Justice is impossible while time endures (and that’s infinitely): because agreement among intellects at stageA, stageB, stage z9omega at time0, time1, timen, is meaningless. Therefore democratic justice is impossible. Autocratic justice is also impossible within infinite time because whatever the intellectual stage of the tyrant, whatever the time, the evidence is not all in.

Human culture works by the majority, feeling itself to be the majority, feeling secure in ignoring input from extremes. Lock up, crucify, assassinate the genius, the saint. Call him a madman. Call the prison a sanitarium. Fill it with real madmen, so the ruse will convince all but the genius, the saint.
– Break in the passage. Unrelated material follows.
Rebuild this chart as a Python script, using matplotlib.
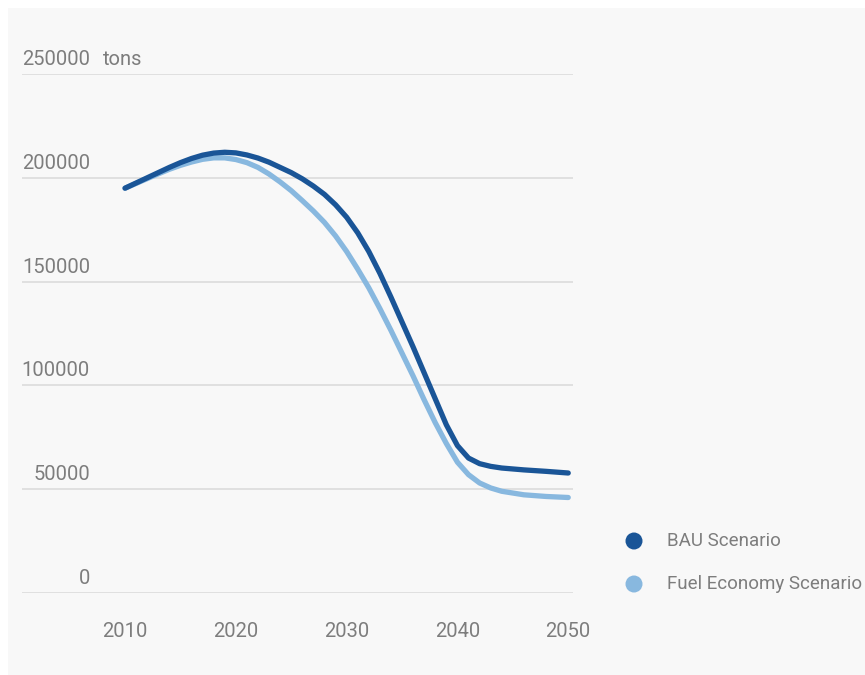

That’s how we persecute. It’s OK to kill Germans, Japs in 1945, but not in 1946. It’s moral to enslave in 1860, but not in 1870. In 1776 tarrifs were OK, but don’t tax my whiskey. In 15,000 BC there were no tariffs and no one would dream of taxing your beer.

The majority can always delude itself to think it’s being reasonable by being unaware of better meanings for reasonable. The court can throw improvements out of court. But even if every judge had an IQ of 180, it might just be that they needed IQs of 250. And if every single judge went to Harvard, he still hasn’t mastered Moses Harmon. Or Ivan Illich.

Trusting the Enlightenment was almost as grievous a mistake as trusting the Church had been.

But, pk: then what’s the solution?
There is none.

See? (Of course you don’t.) That’s the fundamental secular blasphemy: to fail to swallow the modern lie that we can fix anything and everything to our liking.